»»

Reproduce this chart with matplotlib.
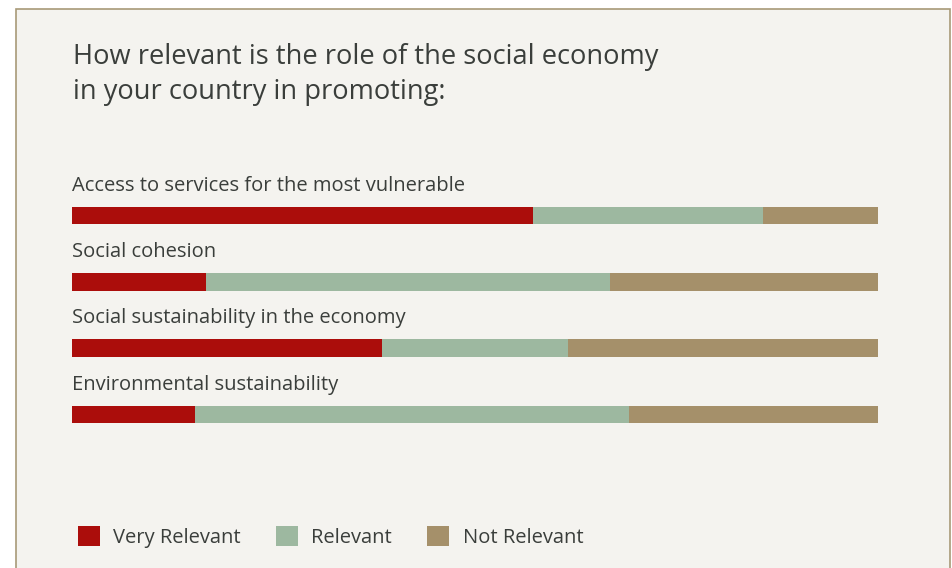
import matplotlib.pyplot as plt
from matplotlib.patches import Patch, Rectangle
import numpy as np

# survey shares (percent of respondents)
categories = [
    'Access to services for the most vulnerable',
    'Social cohesion',
    'Social sustainability in the economy',
    'Environmental sustainability',
]
very_relevant = [57.2, 16.6, 38.5, 15.3]
relevant = [28.5, 50.1, 23.1, 53.8]
not_relevant = [14.3, 33.3, 38.4, 30.9]
series_names = ['Very Relevant', 'Relevant', 'Not Relevant']

colors = ['#ab0d0b', '#9db8a0', '#a5906a']
bg = '#f4f3ef'
txt = '#3a3e3b'
font = 'Open Sans'

W, H = 952, 568
fig = plt.figure(figsize=(W / 100, H / 100), dpi=100)
fig.patch.set_facecolor('white')

# card background with a thin brown frame (top, left, right)
fig.patches.append(Rectangle((16 / W, -0.1), (950 - 16) / W, 1.1 - 9 / H,
                             transform=fig.transFigure, facecolor=bg,
                             edgecolor='#a89a78', linewidth=1.2, zorder=-5))

fig.text(73 / W, 1 - 57 / H, 'How relevant is the role of the social economy',
         fontsize=19.6, color=txt, family=font, va='center', ha='left')
fig.text(73 / W, 1 - 92 / H, 'in your country in promoting:',
         fontsize=19.6, color=txt, family=font, va='center', ha='left')

# bar axes: one unit per category, 66.3 px apart
step = 66.3
top_px = 215.5 - step
ax = fig.add_axes([72 / W, 1 - (top_px + 5 * step) / H, (878 - 72) / W, 5 * step / H])
ax.set_facecolor('none')
ax.set_xlim(0, 100)
ax.set_ylim(4, -1)
ax.axis('off')

y = np.arange(len(categories))
left = np.zeros(len(categories))
for vals, c in zip([very_relevant, relevant, not_relevant], colors):
    ax.barh(y, vals, left=left, height=0.265, color=c, linewidth=0)
    left += np.array(vals)

for i, name in enumerate(categories):
    ax.text(0, i - 0.45, name, fontsize=14.5, color=txt, family=font,
            va='center', ha='left')

handles = [Patch(facecolor=c, edgecolor='none') for c in colors]
leg = fig.legend(handles, series_names, loc='center left',
                 bbox_to_anchor=(78 / W, 1 - 537 / H), ncol=3, frameon=False,
                 handlelength=1.1, handleheight=1.1, handletextpad=0.65,
                 columnspacing=1.75, borderaxespad=0, borderpad=0,
                 prop={'family': font, 'size': 14.5})
for t in leg.get_texts():
    t.set_color(txt)

fig.savefig('out.png', dpi=100, facecolor=fig.get_facecolor())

««

> **Task instructions**
Using the data above, write out every line exactly, leaving the images behind.

> **Result below**
Reproduce this chart with matplotlib.
import matplotlib.pyplot as plt
from matplotlib.patches import Patch, Rectangle
import numpy as np

# survey shares (percent of respondents)
categories = [
    'Access to services for the most vulnerable',
    'Social cohesion',
    'Social sustainability in the economy',
    'Environmental sustainability',
]
very_relevant = [57.2, 16.6, 38.5, 15.3]
relevant = [28.5, 50.1, 23.1, 53.8]
not_relevant = [14.3, 33.3, 38.4, 30.9]
series_names = ['Very Relevant', 'Relevant', 'Not Relevant']

colors = ['#ab0d0b', '#9db8a0', '#a5906a']
bg = '#f4f3ef'
txt = '#3a3e3b'
font = 'Open Sans'

W, H = 952, 568
fig = plt.figure(figsize=(W / 100, H / 100), dpi=100)
fig.patch.set_facecolor('white')

# card background with a thin brown frame (top, left, right)
fig.patches.append(Rectangle((16 / W, -0.1), (950 - 16) / W, 1.1 - 9 / H,
                             transform=fig.transFigure, facecolor=bg,
                             edgecolor='#a89a78', linewidth=1.2, zorder=-5))

fig.text(73 / W, 1 - 57 / H, 'How relevant is the role of the social economy',
         fontsize=19.6, color=txt, family=font, va='center', ha='left')
fig.text(73 / W, 1 - 92 / H, 'in your country in promoting:',
         fontsize=19.6, color=txt, family=font, va='center', ha='left')

# bar axes: one unit per category, 66.3 px apart
step = 66.3
top_px = 215.5 - step
ax = fig.add_axes([72 / W, 1 - (top_px + 5 * step) / H, (878 - 72) / W, 5 * step / H])
ax.set_facecolor('none')
ax.set_xlim(0, 100)
ax.set_ylim(4, -1)
ax.axis('off')

y = np.arange(len(categories))
left = np.zeros(len(categories))
for vals, c in zip([very_relevant, relevant, not_relevant], colors):
    ax.barh(y, vals, left=left, height=0.265, color=c, linewidth=0)
    left += np.array(vals)

for i, name in enumerate(categories):
    ax.text(0, i - 0.45, name, fontsize=14.5, color=txt, family=font,
            va='center', ha='left')

handles = [Patch(facecolor=c, edgecolor='none') for c in colors]
leg = fig.legend(handles, series_names, loc='center left',
                 bbox_to_anchor=(78 / W, 1 - 537 / H), ncol=3, frameon=False,
                 handlelength=1.1, handleheight=1.1, handletextpad=0.65,
                 columnspacing=1.75, borderaxespad=0, borderpad=0,
                 prop={'family': font, 'size': 14.5})
for t in leg.get_texts():
    t.set_color(txt)

fig.savefig('out.png', dpi=100, facecolor=fig.get_facecolor())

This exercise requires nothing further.